*The problem*
Exactly the lines from the one with "Write the matplotlib code for this chart." through the one with "from matplotlib.patches import" should be returned, both ends included and nothing else. Omit any pictures.

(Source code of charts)
....
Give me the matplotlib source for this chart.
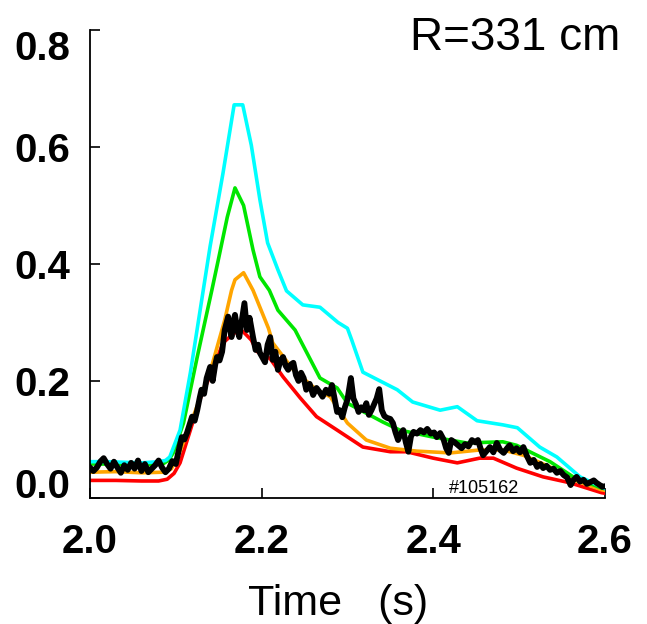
import numpy as np
import matplotlib.pyplot as plt

# time (s) / signal
cyan_t = [2.000, 2.020, 2.040, 2.060, 2.080, 2.088, 2.093, 2.105, 2.117, 2.132, 2.140, 2.155,
          2.168, 2.178, 2.188, 2.198, 2.207, 2.219, 2.229, 2.248, 2.268, 2.289, 2.300, 2.305,
          2.318, 2.358, 2.376, 2.408, 2.428, 2.451, 2.481, 2.498, 2.524, 2.544, 2.571, 2.596, 2.600]
cyan_v = [0.062, 0.062, 0.061, 0.060, 0.062, 0.064, 0.070, 0.116, 0.214, 0.355, 0.430, 0.555,
          0.672, 0.672, 0.603, 0.510, 0.436, 0.390, 0.354, 0.330, 0.326, 0.300, 0.290, 0.270,
          0.215, 0.185, 0.164, 0.150, 0.156, 0.132, 0.125, 0.120, 0.087, 0.070, 0.036, 0.019, 0.016]

green_t = [2.000, 2.030, 2.060, 2.085, 2.092, 2.097, 2.109, 2.125, 2.142, 2.150, 2.160, 2.169,
           2.179, 2.190, 2.198, 2.209, 2.219, 2.229, 2.239, 2.245, 2.268, 2.288, 2.300, 2.341,
           2.361, 2.400, 2.439, 2.481, 2.497, 2.536, 2.563, 2.596, 2.600]
green_v = [0.058, 0.058, 0.056, 0.058, 0.065, 0.077, 0.128, 0.241, 0.355, 0.410, 0.480, 0.530,
           0.500, 0.424, 0.378, 0.355, 0.321, 0.304, 0.287, 0.270, 0.205, 0.188, 0.162, 0.130,
           0.116, 0.104, 0.094, 0.096, 0.090, 0.062, 0.036, 0.017, 0.016]

orange_t = [2.000, 2.030, 2.060, 2.085, 2.095, 2.105, 2.118, 2.132, 2.143, 2.157, 2.165, 2.169,
            2.179, 2.190, 2.208, 2.213, 2.237, 2.264, 2.280, 2.300, 2.322, 2.350, 2.381, 2.420,
            2.454, 2.481, 2.505, 2.536, 2.563, 2.596, 2.600]
orange_v = [0.044, 0.045, 0.043, 0.044, 0.050, 0.080, 0.130, 0.185, 0.231, 0.304, 0.355, 0.373,
            0.385, 0.355, 0.290, 0.265, 0.219, 0.185, 0.173, 0.128, 0.099, 0.085, 0.080, 0.077,
            0.082, 0.082, 0.073, 0.053, 0.031, 0.014, 0.013]

red_t = [2.000, 2.030, 2.060, 2.080, 2.090, 2.098, 2.105, 2.117, 2.128, 2.143, 2.155, 2.168,
         2.178, 2.188, 2.195, 2.210, 2.225, 2.245, 2.264, 2.288, 2.318, 2.350, 2.369, 2.400,
         2.428, 2.454, 2.470, 2.497, 2.528, 2.559, 2.596, 2.600]
red_v = [0.030, 0.030, 0.029, 0.029, 0.032, 0.042, 0.060, 0.116, 0.168, 0.219, 0.265, 0.282,
         0.285, 0.270, 0.250, 0.238, 0.207, 0.171, 0.139, 0.116, 0.087, 0.079, 0.079, 0.068,
         0.060, 0.068, 0.068, 0.051, 0.036, 0.026, 0.009, 0.008]

black_t = [2.000, 2.004, 2.008, 2.012, 2.016, 2.020, 2.024, 2.028, 2.032, 2.036, 2.040, 2.044,
           2.048, 2.052, 2.056, 2.060, 2.064, 2.068, 2.072, 2.076, 2.080, 2.084, 2.088, 2.092,
           2.096, 2.100, 2.104, 2.107, 2.110, 2.113, 2.116, 2.119, 2.122, 2.125, 2.128, 2.130,
           2.133, 2.136, 2.140, 2.143, 2.146, 2.148, 2.151, 2.154, 2.157, 2.161, 2.163, 2.165,
           2.167, 2.169, 2.172, 2.174, 2.177, 2.180, 2.183, 2.186, 2.190, 2.193, 2.196, 2.198,
           2.201, 2.204, 2.207, 2.210, 2.213, 2.216, 2.219, 2.222, 2.225, 2.228, 2.231, 2.234,
           2.237, 2.240, 2.243, 2.246, 2.249, 2.252, 2.256, 2.260, 2.264, 2.268, 2.271, 2.275,
           2.279, 2.282, 2.285, 2.288, 2.291, 2.294, 2.297, 2.300, 2.304, 2.307, 2.310, 2.313,
           2.316, 2.319, 2.322, 2.325, 2.328, 2.331, 2.334, 2.337, 2.340, 2.343, 2.346, 2.350,
           2.353, 2.356, 2.359, 2.362, 2.365, 2.368, 2.371, 2.374, 2.377, 2.381, 2.385, 2.389,
           2.393, 2.397, 2.401, 2.404, 2.408, 2.412, 2.415, 2.418, 2.421, 2.425, 2.429, 2.433,
           2.437, 2.441, 2.445, 2.449, 2.452, 2.455, 2.458, 2.462, 2.466, 2.470, 2.474, 2.478,
           2.482, 2.486, 2.489, 2.493, 2.497, 2.501, 2.505, 2.509, 2.513, 2.517, 2.521, 2.525,
           2.528, 2.532, 2.536, 2.540, 2.544, 2.548, 2.552, 2.556, 2.560, 2.563, 2.567, 2.571,
           2.575, 2.579, 2.583, 2.587, 2.590, 2.594, 2.597, 2.600]
black_v = [0.052, 0.046, 0.052, 0.062, 0.068, 0.058, 0.050, 0.062, 0.052, 0.043, 0.056, 0.048,
           0.060, 0.050, 0.064, 0.046, 0.058, 0.044, 0.050, 0.056, 0.064, 0.052, 0.044, 0.050,
           0.063, 0.058, 0.085, 0.104, 0.100, 0.111, 0.125, 0.139, 0.132, 0.150, 0.172, 0.185,
           0.178, 0.205, 0.224, 0.200, 0.228, 0.241, 0.235, 0.250, 0.287, 0.310, 0.290, 0.275,
           0.300, 0.313, 0.285, 0.275, 0.304, 0.333, 0.287, 0.308, 0.275, 0.253, 0.262, 0.248,
           0.240, 0.232, 0.262, 0.275, 0.236, 0.250, 0.219, 0.235, 0.241, 0.226, 0.219, 0.228,
           0.231, 0.210, 0.200, 0.214, 0.205, 0.185, 0.195, 0.176, 0.188, 0.180, 0.173, 0.185,
           0.178, 0.193, 0.170, 0.147, 0.150, 0.138, 0.155, 0.168, 0.205, 0.170, 0.160, 0.147,
           0.155, 0.150, 0.162, 0.142, 0.150, 0.160, 0.170, 0.186, 0.150, 0.140, 0.137, 0.135,
           0.128, 0.112, 0.099, 0.110, 0.116, 0.095, 0.079, 0.105, 0.113, 0.110, 0.116, 0.112,
           0.118, 0.110, 0.112, 0.104, 0.111, 0.100, 0.085, 0.077, 0.099, 0.095, 0.090, 0.085,
           0.092, 0.088, 0.099, 0.095, 0.099, 0.085, 0.073, 0.080, 0.087, 0.078, 0.094, 0.082,
           0.077, 0.085, 0.090, 0.080, 0.085, 0.078, 0.087, 0.072, 0.060, 0.065, 0.053, 0.058,
           0.051, 0.055, 0.048, 0.050, 0.043, 0.046, 0.039, 0.035, 0.022, 0.030, 0.036, 0.028,
           0.031, 0.024, 0.027, 0.030, 0.026, 0.022, 0.019, 0.020]

xticks = [2.0, 2.2, 2.4, 2.6]
yticks = [0.0, 0.2, 0.4, 0.6, 0.8]

plt.rcParams['font.family'] = ['Liberation Sans', 'DejaVu Sans']

fig = plt.figure(figsize=(6.47, 6.24), dpi=100)
ax = fig.add_axes([0.139, 0.202, 0.796, 0.750])

ax.plot(red_t, red_v, color='#ff0000', lw=2.6)
ax.plot(orange_t, orange_v, color='#ffa500', lw=2.6)
ax.plot(green_t, green_v, color='#00e600', lw=2.6)
ax.plot(cyan_t, cyan_v, color='#00ffff', lw=2.6)
ax.plot(black_t, black_v, color='black', lw=4.2)

ax.set_xlim(2.0, 2.6)
ax.set_ylim(0.0, 0.8)
ax.spines['top'].set_visible(False)
ax.spines['right'].set_visible(False)
for s in ['left', 'bottom']:
    ax.spines[s].set_linewidth(1.3)

ax.set_xticks(xticks)
ax.set_xticklabels(['%.1f' % v for v in xticks], fontsize=29, fontweight='bold')
ax.set_yticks(yticks)
ax.set_yticklabels(['%.1f' % v for v in yticks], fontsize=29, fontweight='bold')
ax.tick_params(axis='both', direction='in', length=7, width=1.2)
ax.tick_params(axis='x', pad=18)
ax.tick_params(axis='y', pad=14)
ylabs = ax.get_yticklabels()
ylabs[0].set_va('baseline')
ylabs[-1].set_va('top')

ax.text(0.697, 0.011, '#105162', transform=ax.transAxes, fontsize=13)
fig.text(0.523, 0.032, 'Time   (s)', ha='center', va='center', fontsize=31)
fig.text(0.958, 0.975, 'R=331 cm', ha='right', va='top', fontsize=33)

fig.savefig('out.png', dpi=100)
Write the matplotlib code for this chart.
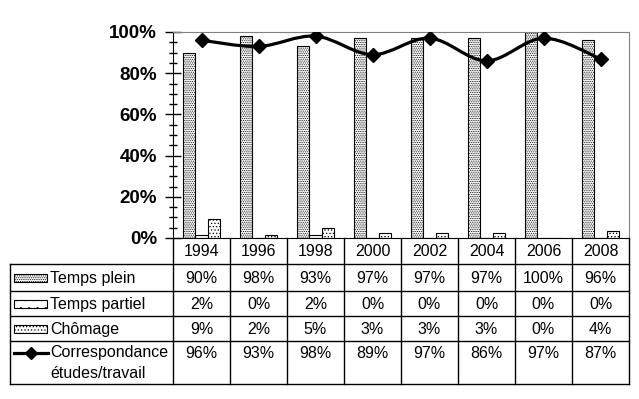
import numpy as np
import matplotlib
matplotlib.use('Agg')
import matplotlib.pyplot as plt
from matplotlib.path import Path
from matplotlib.patches import PathPatch, Rectangle

years = ['1994', '1996', '1998', '2000', '2002', '2004', '2006', '2008']
temps_plein = [90, 98, 93, 97, 97, 97, 100, 96]
temps_partiel = [2, 0, 2, 0, 0, 0, 0, 0]
chomage = [9, 2, 5, 3, 3, 3, 0, 4]
correspondance = [96, 93, 98, 89, 97, 86, 97, 87]
# what the bars look like (table shows rounded values)
bar_partiel = [1.5, 0, 1.5, 0, 0, 0, 0, 0]
bar_chomage = [9, 1.5, 5, 2.5, 2.5, 2.5, 0, 3.5]

series_names = ['Temps plein', 'Temps partiel', 'Chômage', 'Correspondance\nétudes/travail']
hatches = ['.........', '..', '.....']

plt.rcParams['font.family'] = ['Liberation Sans', 'DejaVu Sans']
plt.rcParams['hatch.linewidth'] = 0.5

W, H = 639, 399
fig = plt.figure(figsize=(W / 100, H / 100), dpi=100)

# pixel layout
x0, x1 = 173, 629
y_top, y_bot = 32, 238
ax = fig.add_axes([x0 / W, 1 - y_bot / H, (x1 - x0) / W, (y_bot - y_top) / H])

n = len(years)
x = np.arange(n)
bw = 0.22
ax.bar(x - bw, temps_plein, bw, color='white', edgecolor='black', hatch=hatches[0], linewidth=0.8)
ax.bar(x, bar_partiel, bw, color='white', edgecolor='black', hatch=hatches[1], linewidth=0.8)
ax.bar(x + bw, bar_chomage, bw, color='white', edgecolor='black', hatch=hatches[2], linewidth=0.8)

# smoothed line (bezier through the points)
pts = np.column_stack([x, correspondance]).astype(float)
ext = np.vstack([pts[0], pts, pts[-1]])
verts = [tuple(pts[0])]
codes = [Path.MOVETO]
for i in range(n - 1):
    p0, p1, p2, p3 = ext[i], ext[i + 1], ext[i + 2], ext[i + 3]
    c1 = p1 + (p2 - p0) / 6
    c2 = p2 - (p3 - p1) / 6
    verts += [tuple(c1), tuple(c2), tuple(p2)]
    codes += [Path.CURVE4] * 3
ax.add_patch(PathPatch(Path(verts, codes), fill=False, lw=2.3, edgecolor='black', zorder=4))
ax.plot(x, correspondance, ls='none', marker='D', ms=7.5, color='black', zorder=5)

ax.set_xlim(-0.5, n - 0.5)
ax.set_ylim(0, 100)
ax.set_yticks(np.arange(0, 101, 20))
ax.set_yticks(np.arange(0, 101, 5), minor=True)
ax.set_yticklabels(['%d%%' % v for v in range(0, 101, 20)], fontsize=13.5, fontweight='bold')
ax.tick_params(axis='y', which='major', direction='inout', length=11, width=1, pad=6)
ax.tick_params(axis='y', which='minor', direction='inout', length=6, width=1)
ax.set_xticks([])
ax.spines['top'].set_color('#808080')
ax.spines['right'].set_color('#808080')
for s in ['left', 'bottom']:
    ax.spines[s].set_color('black')

# data table drawn in pixel coordinates
tb = fig.add_axes([0, 0, 1, 1], facecolor='none')
tb.set_xlim(0, W)
tb.set_ylim(H, 0)
tb.axis('off')

tx0 = 10
col_w = (x1 - x0) / n
rows = [238, 264, 291, 316, 341, 384]
lk = dict(color='black', lw=1)
tb.plot([tx0, x1], [rows[-1], rows[-1]], **lk)
for r in rows[1:-1]:
    tb.plot([tx0, x1], [r, r], **lk)
tb.plot([tx0, tx0], [rows[1], rows[-1]], **lk)
for j in range(n + 1):
    tb.plot([x0 + j * col_w] * 2, [rows[0], rows[-1]], **lk)

fs = 11.5
for j, yr in enumerate(years):
    cx = x0 + (j + 0.5) * col_w
    tb.text(cx, (rows[0] + rows[1]) / 2 + 1, yr, ha='center', va='center', fontsize=fs)
    for k, vals in enumerate([temps_plein, temps_partiel, chomage]):
        tb.text(cx, (rows[k + 1] + rows[k + 2]) / 2 + 1, '%d%%' % vals[j],
                ha='center', va='center', fontsize=fs)
    tb.text(cx, rows[4] + 12, '%d%%' % correspondance[j], ha='center', va='center', fontsize=fs)

# legend keys + names
for k in range(3):
    yc = (rows[k + 1] + rows[k + 2]) / 2
    tb.add_patch(Rectangle((14, yc - 4), 33, 8, facecolor='white', edgecolor='black',
                           hatch=hatches[k], lw=0.8))
    tb.text(50, yc + 1, series_names[k], ha='left', va='center', fontsize=fs)
yl = rows[4] + 12
tb.plot([14, 48], [yl, yl], color='black', lw=2.3)
tb.plot([31], [yl], marker='D', ms=6, color='black')
tb.text(50, yl, series_names[3].split('\n')[0], ha='left', va='center', fontsize=fs)
tb.text(50, yl + 21, series_names[3].split('\n')[1], ha='left', va='center', fontsize=fs)

fig.savefig('out.png', dpi=100)
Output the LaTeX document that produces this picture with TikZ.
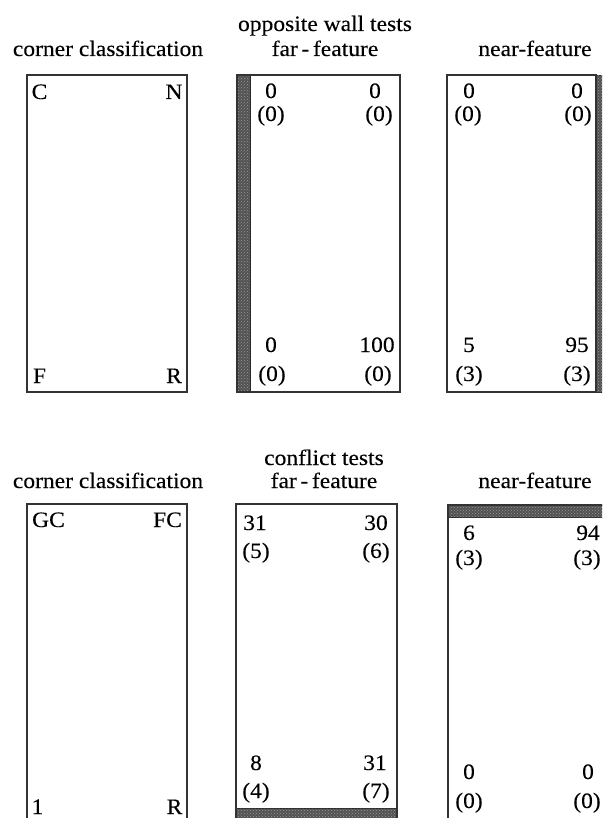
\documentclass[tikz,border=0pt]{standalone}
\usepackage{fontspec}
\setmainfont[FakeStretch=1.07,FakeBold=0.2]{Liberation Serif}
\usetikzlibrary{patterns}
\begin{document}
\begin{tikzpicture}[x=1pt,y=-1pt,
  lbl/.style={font=\fontsize{22}{24}\selectfont, inner sep=0pt, anchor=base, text=black},
  boxline/.style={draw=black!80, line width=1.7pt},
  hatch/.style={fill=black!68, postaction={pattern=crosshatch dots, pattern color=black!40}, draw=black!85, line width=0.8pt}]
\useasboundingbox (0,0) rectangle (602,818);
\clip (0,0) rectangle (602,818);

% ---------- top section ----------
\node[lbl] (tOW) at (325,31) {opposite wall tests};
\node[lbl] (tCC1) at (108,56) {corner classification};
\node[lbl] (tFF1) at (325,56) {far\,-\,feature};
\node[lbl] (tNF1) at (535,56) {near-feature};

% box 1
\draw[boxline] (27,75) rectangle (187,392);
\node[lbl] (b1C) at (39.5,99) {C};
\node[lbl] (b1N) at (174,99) {N};
\node[lbl] (b1F) at (39.5,383) {F};
\node[lbl] (b1R) at (174,383) {R};

% box 2
\filldraw[hatch] (237,75) rectangle (250,392);
\draw[boxline] (237,75) rectangle (400,392);
\node[lbl] (b2a) at (271,98) {0};
\node[lbl] (b2b) at (271,121) {(0)};
\node[lbl] (b2c) at (375,98) {0};
\node[lbl] (b2d) at (379,121) {(0)};
\node[lbl] (b2e) at (271,352) {0};
\node[lbl] (b2f) at (272,381) {(0)};
\node[lbl] (b2g) at (377,352) {100};
\node[lbl] (b2h) at (378,381) {(0)};

% box 3
\filldraw[hatch] (596,75) rectangle (612,392);
\draw[boxline] (447,75) rectangle (596,392);
\node[lbl] (b3a) at (469,98) {0};
\node[lbl] (b3b) at (468,121) {(0)};
\node[lbl] (b3c) at (577,98) {0};
\node[lbl] (b3d) at (578,121) {(0)};
\node[lbl] (b3e) at (469,352) {5};
\node[lbl] (b3f) at (469,381) {(3)};
\node[lbl] (b3g) at (577,352) {95};
\node[lbl] (b3h) at (577,381) {(3)};

% ---------- bottom section ----------
\node[lbl] (tCT) at (324,465) {conflict tests};
\node[lbl] (tCC2) at (108,488) {corner classification};
\node[lbl] (tFF2) at (324,488) {far\,-\,feature};
\node[lbl] (tNF2) at (535,488) {near-feature};

% box 4
\draw[boxline] (27,504) rectangle (187,830);
\node[lbl] (b4GC) at (48.5,527) {GC};
\node[lbl] (b4FC) at (167.5,527) {FC};
\node[lbl] (b4one) at (37.5,814) {1};
\node[lbl] (b4R) at (174.5,814) {R};

% box 5
\filldraw[hatch] (236,808) rectangle (397,830);
\draw[boxline] (236,504) rectangle (397,830);
\node[lbl] (b5a) at (255,530) {31};
\node[lbl] (b5b) at (256,558) {(5)};
\node[lbl] (b5c) at (376,530) {30};
\node[lbl] (b5d) at (376,558) {(6)};
\node[lbl] (b5e) at (256,770) {8};
\node[lbl] (b5f) at (256,798) {(4)};
\node[lbl] (b5g) at (375,770) {31};
\node[lbl] (b5h) at (376,798) {(7)};

% box 6
\filldraw[hatch] (448,505) rectangle (620,517);
\draw[boxline] (448,505) rectangle (620,830);
\node[lbl] (b6a) at (469,540) {6};
\node[lbl] (b6b) at (469,565) {(3)};
\node[lbl] (b6c) at (588,540) {94};
\node[lbl] (b6d) at (587,565) {(3)};
\node[lbl] (b6e) at (469,779) {0};
\node[lbl] (b6f) at (469,808) {(0)};
\node[lbl] (b6g) at (588,779) {0};
\node[lbl] (b6h) at (587,808) {(0)};
\end{tikzpicture}
\end{document}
....
*Completed task*
Write the matplotlib code for this chart.
import numpy as np
import matplotlib
matplotlib.use('Agg')
import matplotlib.pyplot as plt
from matplotlib.path import Path
from matplotlib.patches import PathPatch, Rectangle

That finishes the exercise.